I had a wonderful time at the First Annual Conference on Empirical Legal Studies. I presented this paper on the consumer welfare effects of shelf space contracts and commented on Keith Hylton and Fei Deng’s comprehensive empirical analysis of relationship between the scope of competition law (102 different countries) and the intensity of product market competition. The conference, by all accounts, was a resounding success. Congrats to Bernie Black and the conference organizers for putting together such a well-run event with a great set of papers. Here are ten quick post-conference thoughts and ramblings (below the fold):

  1. Format. The panels generally included 3 papers over a 2 hour session with presenters getting 18 minutes followed by 8 minutes for the discussant (both enforced fairly rigorously,and sometimes with the assistance of a buzzing timer) and a Q&A session. This format was pretty successful. For some papers, presenting your research question, introducing your data and specifications, and discussing results in this time period was challenging. But I think the time frame really encouraged presenters to get to the nitty gritty of the empirics — which was, after all, what this conference was about. The discussants and Q&A sessions often picked up on theoretical considerations and policy implications. Overall, I really liked this format.
  2. Discussants: Comments. From top to bottom, this was the best set of discussant comments I have seen at a legal conference (these comments, in other words, were not taken from Stigler’s famous “Conference Handbook“). It was fairly obvious that Bernie and the conference organizers put a good deal of thought in assigning discussants to papers in a manner that would generate valuable comments.
  3. Discussants II: Powerpoint. I have never seen as much use of powerpoint or formal presentation by discussants. I’m not sure what this means, if anything. I’m not sure how I feel about this as a general matter, but it did work pretty well here.
  4. Discussants III: Thanks!
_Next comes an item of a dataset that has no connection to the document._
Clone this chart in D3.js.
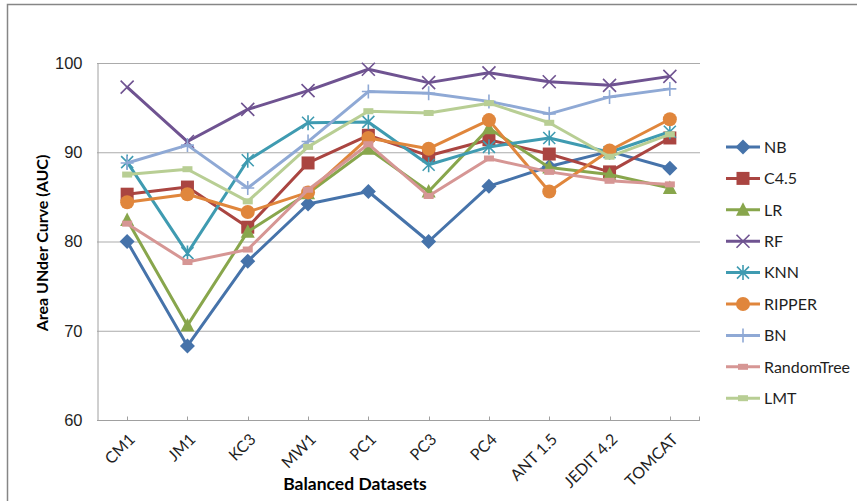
<!DOCTYPE html>
<html>
<head>
<meta charset="utf-8">
<script src="https://cdn.jsdelivr.net/npm/d3@7"></script>
<style>
  html, body { margin: 0; padding: 0; background: #fff; }
  svg { display: block; font-family: Lato, "Liberation Sans", sans-serif; }
</style>
</head>
<body>
<svg id="chart" width="857" height="501"></svg>
<script>
// AUC (%) of nine classifiers on ten balanced defect datasets
const datasets = ["CM1", "JM1", "KC3", "MW1", "PC1", "PC3", "PC4", "ANT 1.5", "JEDIT 4.2", "TOMCAT"];
const yTicks = [60, 70, 80, 90, 100];

const nb         = [80.0, 68.3, 77.8, 84.2, 85.6, 80.0, 86.2, 88.4, 90.1, 88.2];
const c45        = [85.3, 86.1, 81.6, 88.8, 91.9, 89.6, 91.4, 89.8, 87.8, 91.6];
const lr         = [82.4, 70.6, 81.1, 85.4, 90.4, 85.6, 92.7, 88.3, 87.5, 86.0];
const rf         = [97.3, 91.2, 94.8, 96.9, 99.3, 97.8, 98.9, 97.9, 97.5, 98.5];
const knn        = [88.9, 78.7, 89.1, 93.3, 93.4, 88.6, 90.6, 91.6, 90.0, 92.3];
const ripper     = [84.4, 85.3, 83.3, 85.5, 91.6, 90.4, 93.6, 85.6, 90.2, 93.7];
const bn         = [88.8, 90.8, 86.0, 91.2, 96.8, 96.6, 95.7, 94.3, 96.2, 97.1];
const randomTree = [82.0, 77.7, 79.1, 85.8, 90.9, 85.1, 89.3, 87.8, 86.8, 86.4];
const lmt        = [87.5, 88.1, 84.5, 90.6, 94.6, 94.4, 95.5, 93.3, 89.5, 92.0];

const series = [
  { name: "NB",         values: nb,         color: "#4673AA", marker: "diamond" },
  { name: "C4.5",       values: c45,        color: "#AA4541", marker: "square" },
  { name: "LR",         values: lr,         color: "#88A64C", marker: "triangle" },
  { name: "RF",         values: rf,         color: "#6F5391", marker: "x" },
  { name: "KNN",        values: knn,        color: "#3F9BB1", marker: "asterisk" },
  { name: "RIPPER",     values: ripper,     color: "#E0863C", marker: "circle" },
  { name: "BN",         values: bn,         color: "#8FA9D5", marker: "plus" },
  { name: "RandomTree", values: randomTree, color: "#D69694", marker: "dash" },
  { name: "LMT",        values: lmt,        color: "#B8CE94", marker: "dash" }
];

const svg = d3.select("#chart");
const plot = { left: 97, right: 700, top: 63, bottom: 420 };
const textColor = "#1f1f1f";

// chart frame
svg.append("path")
  .attr("d", "M7.5,501 V4.5 H857")
  .attr("fill", "none").attr("stroke", "#868686").attr("stroke-width", 1.5);

const x = d3.scaleBand().domain(datasets).range([plot.left, plot.right]);
const cx = d => x(d) + x.bandwidth() / 2;
const y = d3.scaleLinear().domain([60, 100]).range([plot.bottom, plot.top]);

// horizontal gridlines
svg.append("g").selectAll("line")
  .data(yTicks.filter(t => t > 60))
  .join("line")
  .attr("x1", plot.left).attr("x2", plot.right)
  .attr("y1", d => y(d) + 0.5).attr("y2", d => y(d) + 0.5)
  .attr("stroke", "#ABABAB").attr("stroke-width", 1);

// y axis
const yAxis = svg.append("g")
  .attr("transform", `translate(${plot.left + 0.5},0)`)
  .call(d3.axisLeft(y).tickValues(yTicks).tickSize(0).tickPadding(15));
yAxis.select(".domain").attr("stroke", "#A0A0A0");
yAxis.selectAll("text").attr("font-size", 16.5).attr("fill", textColor);

// x axis with inner ticks at each dataset
const xAxis = svg.append("g")
  .attr("transform", `translate(0,${plot.bottom + 0.5})`);
xAxis.append("line")
  .attr("x1", plot.left).attr("x2", plot.right)
  .attr("stroke", "#A0A0A0");
xAxis.selectAll("line.tick")
  .data(datasets)
  .join("line")
  .attr("class", "tick")
  .attr("x1", d => Math.round(cx(d)) + 0.5).attr("x2", d => Math.round(cx(d)) + 0.5)
  .attr("y1", 0).attr("y2", -4)
  .attr("stroke", "#A0A0A0");
xAxis.append("line")
  .attr("x1", plot.right - 0.5).attr("x2", plot.right - 0.5)
  .attr("y1", 0).attr("y2", -4).attr("stroke", "#A0A0A0");
xAxis.selectAll("text")
  .data(datasets)
  .join("text")
  .attr("text-anchor", "end")
  .attr("font-size", 16)
  .attr("fill", textColor)
  .attr("transform", d => `translate(${cx(d) + 9},${20}) rotate(-45)`)
  .text(d => d);

// axis titles
svg.append("text")
  .attr("x", 355).attr("y", 490)
  .attr("text-anchor", "middle")
  .attr("font-size", 17.5).attr("font-weight", "bold").attr("fill", "#000")
  .text("Balanced Datasets");
svg.append("text")
  .attr("transform", "translate(48,243) rotate(-90)")
  .attr("text-anchor", "middle")
  .attr("font-size", 16).attr("font-weight", "bold").attr("fill", "#000")
  .text("Area UNder Curve (AUC)");

// marker drawing
function drawMarker(g, type, color) {
  switch (type) {
    case "diamond":
      g.append("path").attr("d", "M0,-7.5 L7.5,0 L0,7.5 L-7.5,0 Z").attr("fill", color);
      break;
    case "square":
      g.append("rect").attr("x", -6.5).attr("y", -6.5).attr("width", 13).attr("height", 13).attr("fill", color);
      break;
    case "triangle":
      g.append("path").attr("d", "M0,-7.5 L7,6 L-7,6 Z").attr("fill", color);
      break;
    case "circle":
      g.append("circle").attr("r", 7).attr("fill", color);
      break;
    case "x":
      g.append("path").attr("d", "M-6.5,-6.5 L6.5,6.5 M-6.5,6.5 L6.5,-6.5")
        .attr("stroke", color).attr("stroke-width", 1.6).attr("fill", "none");
      break;
    case "asterisk":
      g.append("path").attr("d", "M-6,-6 L6,6 M-6,6 L6,-6 M0,-7.5 L0,7.5")
        .attr("stroke", color).attr("stroke-width", 1.6).attr("fill", "none");
      break;
    case "plus":
      g.append("path").attr("d", "M-6.5,0 L6.5,0 M0,-7 L0,7")
        .attr("stroke", color).attr("stroke-width", 1.6).attr("fill", "none");
      break;
    case "dash":
      g.append("rect").attr("x", -5).attr("y", -3).attr("width", 10).attr("height", 6).attr("fill", color);
      break;
  }
}

// lines and markers
const line = d3.line().x((d, i) => cx(datasets[i])).y(d => y(d));
const seriesG = svg.append("g");
series.forEach(s => {
  const g = seriesG.append("g");
  g.append("path")
    .attr("d", line(s.values))
    .attr("fill", "none")
    .attr("stroke", s.color)
    .attr("stroke-width", 3)
    .attr("stroke-linejoin", "round");
  s.values.forEach((v, i) => {
    const m = g.append("g").attr("transform", `translate(${cx(datasets[i])},${y(v)})`);
    drawMarker(m, s.marker, s.color);
  });
});

// legend
const legend = svg.append("g");
series.forEach((s, i) => {
  const ly = 147 + i * 31.4;
  const g = legend.append("g").attr("transform", `translate(0,${ly})`);
  g.append("line").attr("x1", 726).attr("x2", 760).attr("y1", 0).attr("y2", 0)
    .attr("stroke", s.color).attr("stroke-width", 3);
  const m = g.append("g").attr("transform", "translate(743,0)");
  drawMarker(m, s.marker, s.color);
  g.append("text").attr("x", 764).attr("y", 0).attr("dy", "0.36em")
    .attr("font-size", 16).attr("fill", textColor)
    .text(s.name);
});
</script>
</body>
</html>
On a more personal note, Ken Hendricks (an excellent I.O. economist at UT) was the discussant assigned to my paper, “Slotting Contracts and Consumer Welfare.” Ken provided great comments during his 8 minutes and in my talks with him afterward that will undoubtedly improve this paper and future research using the same data set.
  5. Diversity of Empirical Approaches. CELS included empiricists from a variety of fields: sociology, psychology, criminology, political science, economics, statistics, etc. My initial reaction is that this is a significant advantage of this conference because there is a lot to learn from the different methodologies employed.
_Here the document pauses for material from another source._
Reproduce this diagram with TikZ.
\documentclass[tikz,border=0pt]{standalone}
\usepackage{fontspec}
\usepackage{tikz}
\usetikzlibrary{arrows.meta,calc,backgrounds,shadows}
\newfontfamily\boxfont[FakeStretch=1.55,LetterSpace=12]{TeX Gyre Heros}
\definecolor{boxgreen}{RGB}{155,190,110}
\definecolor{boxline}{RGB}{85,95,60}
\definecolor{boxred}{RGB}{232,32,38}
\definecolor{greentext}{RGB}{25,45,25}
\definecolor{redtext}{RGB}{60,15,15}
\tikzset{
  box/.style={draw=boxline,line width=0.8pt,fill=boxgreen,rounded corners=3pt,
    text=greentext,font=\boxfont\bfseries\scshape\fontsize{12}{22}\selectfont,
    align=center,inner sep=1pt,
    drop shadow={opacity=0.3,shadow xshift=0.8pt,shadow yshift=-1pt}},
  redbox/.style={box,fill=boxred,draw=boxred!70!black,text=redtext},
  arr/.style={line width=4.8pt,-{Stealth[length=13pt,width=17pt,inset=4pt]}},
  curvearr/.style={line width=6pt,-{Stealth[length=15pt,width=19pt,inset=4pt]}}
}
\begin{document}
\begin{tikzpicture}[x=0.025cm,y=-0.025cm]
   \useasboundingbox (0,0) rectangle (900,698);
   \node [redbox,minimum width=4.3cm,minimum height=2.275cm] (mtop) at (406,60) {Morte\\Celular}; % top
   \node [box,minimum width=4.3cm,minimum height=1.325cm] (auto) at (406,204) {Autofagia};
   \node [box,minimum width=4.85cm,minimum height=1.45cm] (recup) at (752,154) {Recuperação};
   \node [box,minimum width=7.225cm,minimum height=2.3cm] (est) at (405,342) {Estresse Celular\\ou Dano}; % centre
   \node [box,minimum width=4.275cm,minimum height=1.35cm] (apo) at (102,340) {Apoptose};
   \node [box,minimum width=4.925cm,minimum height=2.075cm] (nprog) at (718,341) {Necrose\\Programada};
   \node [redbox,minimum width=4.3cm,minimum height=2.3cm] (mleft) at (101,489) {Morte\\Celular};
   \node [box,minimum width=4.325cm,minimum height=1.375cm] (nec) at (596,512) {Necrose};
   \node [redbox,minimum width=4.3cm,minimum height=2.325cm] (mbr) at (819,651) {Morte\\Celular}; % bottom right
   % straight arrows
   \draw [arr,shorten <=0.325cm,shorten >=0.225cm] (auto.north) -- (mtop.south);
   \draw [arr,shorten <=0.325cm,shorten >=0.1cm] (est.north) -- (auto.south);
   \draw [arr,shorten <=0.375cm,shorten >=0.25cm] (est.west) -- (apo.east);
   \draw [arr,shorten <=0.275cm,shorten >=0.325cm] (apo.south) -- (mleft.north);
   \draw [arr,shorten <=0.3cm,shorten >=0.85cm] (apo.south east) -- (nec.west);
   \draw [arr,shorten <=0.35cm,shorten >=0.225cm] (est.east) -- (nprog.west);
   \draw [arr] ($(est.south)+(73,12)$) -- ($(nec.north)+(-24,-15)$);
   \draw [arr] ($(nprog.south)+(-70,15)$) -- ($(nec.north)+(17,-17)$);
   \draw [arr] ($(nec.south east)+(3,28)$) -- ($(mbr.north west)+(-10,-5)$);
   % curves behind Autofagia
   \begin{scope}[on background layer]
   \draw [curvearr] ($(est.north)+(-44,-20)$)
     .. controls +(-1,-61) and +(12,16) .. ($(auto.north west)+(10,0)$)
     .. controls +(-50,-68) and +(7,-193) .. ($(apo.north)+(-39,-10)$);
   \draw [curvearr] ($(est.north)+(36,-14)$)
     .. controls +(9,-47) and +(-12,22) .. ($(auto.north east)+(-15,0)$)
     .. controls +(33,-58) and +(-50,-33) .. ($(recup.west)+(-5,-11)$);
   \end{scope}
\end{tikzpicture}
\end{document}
  6. CELS Is Not Just for Established Empiricists. On a related note, the diversity of empirical approaches, datasets, methodologies, problem-solving techniques, etc., are a real advantage for folks already using empirical methods in their scholarship but also for those who might be interested in incorporating some of these methods in the future. Who knows, you might even meet a potential co-author!
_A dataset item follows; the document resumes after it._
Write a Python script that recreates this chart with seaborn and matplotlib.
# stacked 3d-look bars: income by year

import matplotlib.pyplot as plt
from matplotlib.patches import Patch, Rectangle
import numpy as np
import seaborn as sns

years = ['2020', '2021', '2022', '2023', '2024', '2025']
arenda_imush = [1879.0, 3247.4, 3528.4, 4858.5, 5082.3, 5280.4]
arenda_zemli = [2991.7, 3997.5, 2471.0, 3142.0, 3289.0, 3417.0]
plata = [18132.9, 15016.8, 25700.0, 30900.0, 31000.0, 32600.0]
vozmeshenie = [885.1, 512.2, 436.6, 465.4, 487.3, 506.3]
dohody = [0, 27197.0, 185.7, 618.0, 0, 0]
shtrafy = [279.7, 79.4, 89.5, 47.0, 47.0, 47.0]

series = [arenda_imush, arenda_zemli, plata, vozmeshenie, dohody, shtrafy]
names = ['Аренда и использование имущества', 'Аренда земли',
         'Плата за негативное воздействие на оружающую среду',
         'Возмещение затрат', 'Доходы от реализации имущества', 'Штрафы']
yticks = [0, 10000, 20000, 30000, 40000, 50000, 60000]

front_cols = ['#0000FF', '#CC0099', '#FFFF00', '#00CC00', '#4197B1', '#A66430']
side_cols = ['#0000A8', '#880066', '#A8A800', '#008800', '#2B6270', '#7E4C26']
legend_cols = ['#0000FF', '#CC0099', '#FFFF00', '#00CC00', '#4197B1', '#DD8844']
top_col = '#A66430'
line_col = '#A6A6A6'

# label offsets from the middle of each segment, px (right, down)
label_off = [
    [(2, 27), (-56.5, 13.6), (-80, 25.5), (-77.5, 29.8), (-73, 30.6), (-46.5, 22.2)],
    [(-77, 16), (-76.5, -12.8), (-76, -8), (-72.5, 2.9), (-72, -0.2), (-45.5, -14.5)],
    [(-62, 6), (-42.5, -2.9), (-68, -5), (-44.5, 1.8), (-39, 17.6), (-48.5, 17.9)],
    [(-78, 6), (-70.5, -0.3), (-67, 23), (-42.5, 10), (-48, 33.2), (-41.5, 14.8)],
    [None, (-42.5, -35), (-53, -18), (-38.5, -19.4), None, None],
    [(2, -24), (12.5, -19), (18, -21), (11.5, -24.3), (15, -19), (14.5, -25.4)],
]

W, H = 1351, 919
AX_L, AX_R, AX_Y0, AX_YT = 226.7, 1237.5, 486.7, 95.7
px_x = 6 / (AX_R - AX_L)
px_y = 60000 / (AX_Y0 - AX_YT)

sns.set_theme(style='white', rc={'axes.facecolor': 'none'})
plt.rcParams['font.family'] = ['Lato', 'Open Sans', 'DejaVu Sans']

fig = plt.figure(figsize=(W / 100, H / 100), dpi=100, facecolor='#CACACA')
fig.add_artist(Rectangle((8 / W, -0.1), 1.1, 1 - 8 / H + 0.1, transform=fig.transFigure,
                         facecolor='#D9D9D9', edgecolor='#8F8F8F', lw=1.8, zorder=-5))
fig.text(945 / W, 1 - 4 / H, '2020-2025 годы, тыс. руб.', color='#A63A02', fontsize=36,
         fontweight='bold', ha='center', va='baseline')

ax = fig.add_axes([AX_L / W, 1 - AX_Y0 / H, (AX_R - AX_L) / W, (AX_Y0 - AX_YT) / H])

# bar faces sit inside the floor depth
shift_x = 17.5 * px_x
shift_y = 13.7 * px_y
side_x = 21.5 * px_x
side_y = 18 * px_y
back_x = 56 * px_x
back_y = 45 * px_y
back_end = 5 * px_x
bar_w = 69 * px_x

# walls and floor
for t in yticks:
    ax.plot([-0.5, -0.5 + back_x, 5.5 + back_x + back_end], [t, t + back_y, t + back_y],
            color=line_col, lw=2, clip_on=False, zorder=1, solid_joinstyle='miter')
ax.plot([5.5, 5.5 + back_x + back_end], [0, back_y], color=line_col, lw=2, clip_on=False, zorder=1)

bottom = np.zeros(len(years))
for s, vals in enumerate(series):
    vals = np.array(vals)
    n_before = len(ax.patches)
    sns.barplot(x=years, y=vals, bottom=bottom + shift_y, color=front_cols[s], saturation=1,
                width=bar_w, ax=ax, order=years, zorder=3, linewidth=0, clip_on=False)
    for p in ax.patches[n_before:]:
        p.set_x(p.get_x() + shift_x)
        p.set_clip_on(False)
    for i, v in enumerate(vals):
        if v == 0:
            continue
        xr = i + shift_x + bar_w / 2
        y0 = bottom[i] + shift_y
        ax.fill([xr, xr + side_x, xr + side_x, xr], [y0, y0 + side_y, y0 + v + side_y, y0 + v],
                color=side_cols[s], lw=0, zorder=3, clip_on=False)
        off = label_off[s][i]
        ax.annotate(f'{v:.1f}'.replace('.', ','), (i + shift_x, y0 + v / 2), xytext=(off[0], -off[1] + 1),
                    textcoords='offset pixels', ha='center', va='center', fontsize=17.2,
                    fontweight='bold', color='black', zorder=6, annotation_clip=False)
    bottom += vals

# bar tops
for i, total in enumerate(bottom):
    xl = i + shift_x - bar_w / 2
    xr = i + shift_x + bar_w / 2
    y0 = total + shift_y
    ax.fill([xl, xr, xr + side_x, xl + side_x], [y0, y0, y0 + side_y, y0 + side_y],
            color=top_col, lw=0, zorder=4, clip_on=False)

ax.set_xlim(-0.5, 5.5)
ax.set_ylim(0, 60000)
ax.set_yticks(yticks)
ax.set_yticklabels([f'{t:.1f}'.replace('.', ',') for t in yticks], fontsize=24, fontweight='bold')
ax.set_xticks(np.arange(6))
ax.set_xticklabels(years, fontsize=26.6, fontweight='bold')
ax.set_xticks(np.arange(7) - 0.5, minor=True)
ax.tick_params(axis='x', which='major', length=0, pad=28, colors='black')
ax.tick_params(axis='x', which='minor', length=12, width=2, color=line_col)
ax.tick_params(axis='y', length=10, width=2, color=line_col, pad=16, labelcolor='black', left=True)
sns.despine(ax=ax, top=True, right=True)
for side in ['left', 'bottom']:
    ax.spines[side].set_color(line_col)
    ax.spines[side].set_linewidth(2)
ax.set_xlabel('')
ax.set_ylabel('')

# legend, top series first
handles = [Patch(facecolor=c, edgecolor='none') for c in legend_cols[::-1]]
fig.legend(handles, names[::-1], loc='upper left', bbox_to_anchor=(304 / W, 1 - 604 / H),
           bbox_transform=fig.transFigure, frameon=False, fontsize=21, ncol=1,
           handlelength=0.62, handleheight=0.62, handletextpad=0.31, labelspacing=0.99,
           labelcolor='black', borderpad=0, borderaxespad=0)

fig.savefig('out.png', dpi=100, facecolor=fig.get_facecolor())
  7. Law Bloggers do Empirical Work. There were a number of bloggers and guest-bloggers at CELS who were either presenting or attending (sorry if I missed anyone): Bobby Bartlett (former TOTM guest), Darian Ibrahim (Glom guest), Hillel Levin (Prawfs alum), the entire ELS Blog crew, Tom Ulen (Law & Econ Prof), and of course, UT Law’s own Kate Litvak (of blog commenting fame).
  8. Empirical Work and Junior Scholars. CELS included a large number of junior scholars. This was, at least in part, because of the generosity of the CELS folks. Hopefully, the success of CELS bodes well for acceptance of empirical legal scholarship by junior folks. The conventional wisdom sometimes expressed is that younger scholars should stay away from empirical work because of various inherent risks to do with time, risk (of uninteresting results after the data collection), deviation from the traditional law review format, and the potential for tenure and promotion related issues associated with evaluating your work. I have blogged about my own view of these risks here. In short: “I think the best advice an untenured faculty member can get is to find a research agenda they are passionate about and then put your head down and get to work.” Tenure is supposed to be the reward for your scholarly output and community service, not the guiding light for creation of a research agenda. Sure, the greater ELS is valued by law schools, the better off juniors will be as the above risks are reduced. And hopefully, conferences like CELS should help in reducing some of these risks by signaling to faculties that this type of work is valuable scholarship.
  9. On A Lighter Note. Gordon was right about the stuffed avocado at Trudy’s.
  10. Favorite Dialogue I Overheard:

Q: “Isn’t it great that we are at a conference where lawyers are talking about robust clusters? Who would have thought?”

A: “What the hell is a robust cluster?”

Overall, a fantastic conference. See you next November at NYU.